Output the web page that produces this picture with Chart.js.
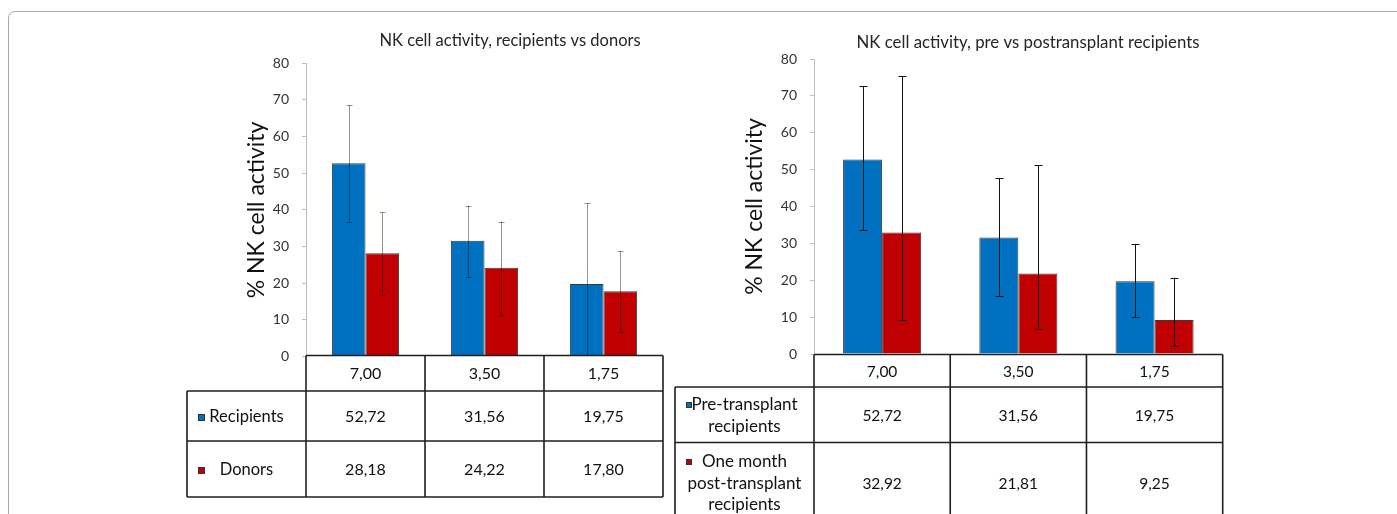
<!DOCTYPE html>
<html><head><meta charset="utf-8">
<script src="https://cdn.jsdelivr.net/npm/chart.js@4.4.1/dist/chart.umd.min.js"></script>
<style>
html,body{margin:0;padding:0;background:#fff;width:1397px;height:514px;overflow:hidden;font-family:Lato,sans-serif;}
#frame{position:absolute;left:8px;top:11px;width:1400px;height:530px;border:1px solid #a8a8a8;border-top-left-radius:7px;box-sizing:border-box;}
.wrap{position:absolute;top:0;height:514px;}
#wl{left:180px;width:490px;}
#wr{left:670px;width:560px;}
canvas{display:block}
</style></head><body>
<div id="frame"></div>
<div class="wrap" id="wl"><canvas id="cl" width="490" height="514"></canvas></div>
<div class="wrap" id="wr"><canvas id="cr" width="560" height="514"></canvas></div>
<script>
// ---------- data ----------
const categories = ['7,00', '3,50', '1,75'];
const yMin = 0, yMax = 80, yStep = 10;

// left panel: recipients vs donors
const leftTitle = 'NK cell activity, recipients vs donors';
const recipients = [52.72, 31.56, 19.75];
const recipientsErrHigh = [68.5, 41.1, 41.8];
const recipientsErrLow = [36.8, 21.6, -2.3];
const donors = [28.18, 24.22, 17.80];
const donorsErrHigh = [39.3, 36.8, 28.8];
const donorsErrLow = [16.8, 11.3, 6.6];
const leftLabels = [['Recipients'], ['Donors']];

// right panel: pre vs post transplant recipients
const rightTitle = 'NK cell activity, pre vs postransplant recipients';
const preTransplant = [52.72, 31.56, 19.75];
const preErrHigh = [72.6, 47.6, 29.7];
const preErrLow = [33.5, 15.6, 10.0];
const postTransplant = [32.92, 21.81, 9.25];
const postErrHigh = [75.3, 51.2, 20.7];
const postErrLow = [9.3, 6.9, 2.2];
const rightLabels = [['Pre-transplant', 'recipients'], ['One month', 'post-transplant', 'recipients']];

const yTitle = '% NK cell activity';
const BLUE = '#0070C0', RED = '#C00000';

function fmt(v) { return v.toFixed(2).replace('.', ','); }

const nkPlugin = {
  id: 'nk',
  afterDatasetsDraw(chart, args, o) {
    const {ctx, chartArea, scales: {y}} = chart;
    chart.data.datasets.forEach((ds, di) => {
      const meta = chart.getDatasetMeta(di);
      meta.data.forEach((bar, i) => {
        const yHi = y.getPixelForValue(ds.errHigh[i]);
        const yLoRaw = y.getPixelForValue(ds.errLow[i]);
        const yLo = Math.min(yLoRaw, chartArea.bottom);
        const x = Math.round(bar.x) + 0.5;
        ctx.save();
        ctx.strokeStyle = o.errColor; ctx.lineWidth = 1;
        ctx.beginPath();
        ctx.moveTo(x, yHi); ctx.lineTo(x, yLo);
        ctx.moveTo(x - o.cap, Math.round(yHi) + 0.5); ctx.lineTo(x + o.cap, Math.round(yHi) + 0.5);
        if (yLoRaw <= chartArea.bottom) {
          ctx.moveTo(x - o.cap, Math.round(yLo) + 0.5); ctx.lineTo(x + o.cap, Math.round(yLo) + 0.5);
        }
        ctx.stroke();
        ctx.restore();
      });
    });
  },
  afterDraw(chart, args, o) {
    const {ctx, chartArea: {left, right}} = chart;
    const n = chart.data.labels.length;
    const cw = (right - left) / n;
    ctx.save();
    // title
    ctx.fillStyle = '#262626';
    ctx.font = o.titleSize + 'px Lato';
    ctx.textAlign = 'center'; ctx.textBaseline = 'middle';
    ctx.fillText(o.title, o.titleX, o.titleY);

    const top = o.tableTop;
    const hBot = top + o.headerH;
    let bottoms = []; let acc = hBot;
    o.rowHs.forEach(h => { acc += h; bottoms.push(acc); });
    const tBot = bottoms[bottoms.length - 1];
    // white header cells
    ctx.fillStyle = '#fff';
    ctx.fillRect(left, top, right - left, o.headerH);
    // lines
    ctx.strokeStyle = '#1f1f1f'; ctx.lineWidth = 1.6;
    ctx.beginPath();
    ctx.moveTo(left, top); ctx.lineTo(right, top);
    ctx.moveTo(o.labelLeft, hBot); ctx.lineTo(right, hBot);
    bottoms.forEach(b => { ctx.moveTo(o.labelLeft, b); ctx.lineTo(right, b); });
    for (let i = 0; i <= n; i++) { ctx.moveTo(left + i * cw, top); ctx.lineTo(left + i * cw, tBot); }
    ctx.moveTo(o.labelLeft, hBot); ctx.lineTo(o.labelLeft, tBot);
    ctx.stroke();
    // texts
    ctx.fillStyle = '#111';
    ctx.font = o.valueSize + 'px Lato';
    chart.data.labels.forEach((c, i) => ctx.fillText(c, left + (i + 0.5) * cw, (top + hBot) / 2 + 1));
    const lc = (o.labelLeft + left) / 2 + o.labelShift;
    chart.data.datasets.forEach((ds, di) => {
      const rTop = di === 0 ? hBot : bottoms[di - 1];
      const rc = (rTop + bottoms[di]) / 2 + 1;
      ctx.font = o.valueSize + 'px Lato';
      ds.data.forEach((v, i) => ctx.fillText(fmt(v), left + (i + 0.5) * cw, rc));
      ctx.font = o.labelSize + 'px Lato';
      const lines = ds.lines;
      const y0 = rc - (lines.length - 1) * o.lineGap / 2;
      lines.forEach((t, k) => ctx.fillText(t, lc, y0 + k * o.lineGap));
      // legend key
      const s = o.sq;
      ctx.fillStyle = ds.backgroundColor;
      ctx.fillRect(o.sqX, Math.round(y0 - s / 2) , s, s);
      ctx.strokeStyle = '#333'; ctx.lineWidth = 1;
      ctx.strokeRect(o.sqX + 0.5, Math.round(y0 - s / 2) + 0.5, s - 1, s - 1);
      ctx.fillStyle = '#111';
    });
    ctx.restore();
  }
};

function build(id, p) {
  return new Chart(document.getElementById(id), {
    type: 'bar',
    data: {
      labels: categories,
      datasets: p.series.map(s => ({
        label: s.lines.join(' '), lines: s.lines, data: s.data, errHigh: s.hi, errLow: s.lo,
        backgroundColor: s.color, borderColor: '#3a3a3a', borderWidth: 1,
        categoryPercentage: p.catPct, barPercentage: 1
      }))
    },
    options: {
      responsive: false, animation: false, devicePixelRatio: 1,
      layout: { padding: p.padding },
      plugins: { legend: { display: false }, tooltip: { enabled: false }, title: { display: false }, nk: p.plug },
      scales: {
        x: { display: false },
        y: {
          min: yMin, max: yMax,
          afterFit: s => { s.width = p.scaleW; },
          ticks: { stepSize: yStep, padding: 13, color: '#333', font: { family: 'Lato', size: 14 } },
          grid: { display: true, drawOnChartArea: false, drawTicks: true, tickLength: 4, color: '#bfbfbf' },
          border: { display: true, color: '#bfbfbf', width: 1 },
          title: { display: true, text: yTitle, color: '#111', font: { family: 'Lato', size: 23 }, padding: { top: p.yTitlePad, bottom: 0 } }
        }
      }
    },
    plugins: [nkPlugin]
  });
}

build('cl', {
  series: [
    { lines: leftLabels[0], data: recipients, hi: recipientsErrHigh, lo: recipientsErrLow, color: BLUE },
    { lines: leftLabels[1], data: donors, hi: donorsErrHigh, lo: donorsErrLow, color: RED }
  ],
  catPct: 0.565,
  padding: { top: 63.3, bottom: 157.5, left: 0, right: 7 },
  scaleW: 126, yTitlePad: 63.2,
  plug: { errColor: 'rgba(0,0,0,0.42)', cap: 3, title: leftTitle, titleSize: 16.5, titleX: 330, titleY: 41,
          tableTop: 355.5, headerH: 35.5, rowHs: [50, 56], labelLeft: 7, labelShift: 0,
          valueSize: 16, labelSize: 16.5, lineGap: 21, sq: 7, sqX: 18 }
});

build('cr', {
  series: [
    { lines: rightLabels[0], data: preTransplant, hi: preErrHigh, lo: preErrLow, color: BLUE },
    { lines: rightLabels[1], data: postTransplant, hi: postErrHigh, lo: postErrLow, color: RED }
  ],
  catPct: 0.573,
  padding: { top: 59, bottom: 160, left: 0, right: 7.3 },
  scaleW: 144, yTitlePad: 71.2,
  plug: { errColor: '#111', cap: 4, title: rightTitle, titleSize: 16.8, titleX: 358, titleY: 43,
          tableTop: 354.5, headerH: 32.5, rowHs: [55.5, 80], labelLeft: 5, labelShift: 0,
          valueSize: 15.5, labelSize: 17, lineGap: 21.5, sq: 6, sqX: 16 }
});
</script>
</body></html>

------------------------------------------------------------

**EXERCISE GOAL**
Please reproduce the listing exactly from its opening line through the line that contains "const rightLabels = [['Pre-transplant', 'recipients'], ['One", both included, with all pictures omitted.

**REPLY**
Output the web page that produces this picture with Chart.js.
<!DOCTYPE html>
<html><head><meta charset="utf-8">
<script src="https://cdn.jsdelivr.net/npm/chart.js@4.4.1/dist/chart.umd.min.js"></script>
<style>
html,body{margin:0;padding:0;background:#fff;width:1397px;height:514px;overflow:hidden;font-family:Lato,sans-serif;}
#frame{position:absolute;left:8px;top:11px;width:1400px;height:530px;border:1px solid #a8a8a8;border-top-left-radius:7px;box-sizing:border-box;}
.wrap{position:absolute;top:0;height:514px;}
#wl{left:180px;width:490px;}
#wr{left:670px;width:560px;}
canvas{display:block}
</style></head><body>
<div id="frame"></div>
<div class="wrap" id="wl"><canvas id="cl" width="490" height="514"></canvas></div>
<div class="wrap" id="wr"><canvas id="cr" width="560" height="514"></canvas></div>
<script>
// ---------- data ----------
const categories = ['7,00', '3,50', '1,75'];
const yMin = 0, yMax = 80, yStep = 10;

// left panel: recipients vs donors
const leftTitle = 'NK cell activity, recipients vs donors';
const recipients = [52.72, 31.56, 19.75];
const recipientsErrHigh = [68.5, 41.1, 41.8];
const recipientsErrLow = [36.8, 21.6, -2.3];
const donors = [28.18, 24.22, 17.80];
const donorsErrHigh = [39.3, 36.8, 28.8];
const donorsErrLow = [16.8, 11.3, 6.6];
const leftLabels = [['Recipients'], ['Donors']];

// right panel: pre vs post transplant recipients
const rightTitle = 'NK cell activity, pre vs postransplant recipients';
const preTransplant = [52.72, 31.56, 19.75];
const preErrHigh = [72.6, 47.6, 29.7];
const preErrLow = [33.5, 15.6, 10.0];
const postTransplant = [32.92, 21.81, 9.25];
const postErrHigh = [75.3, 51.2, 20.7];
const postErrLow = [9.3, 6.9, 2.2];
const rightLabels = [['Pre-transplant', 'recipients'], ['One month', 'post-transplant', 'recipients']];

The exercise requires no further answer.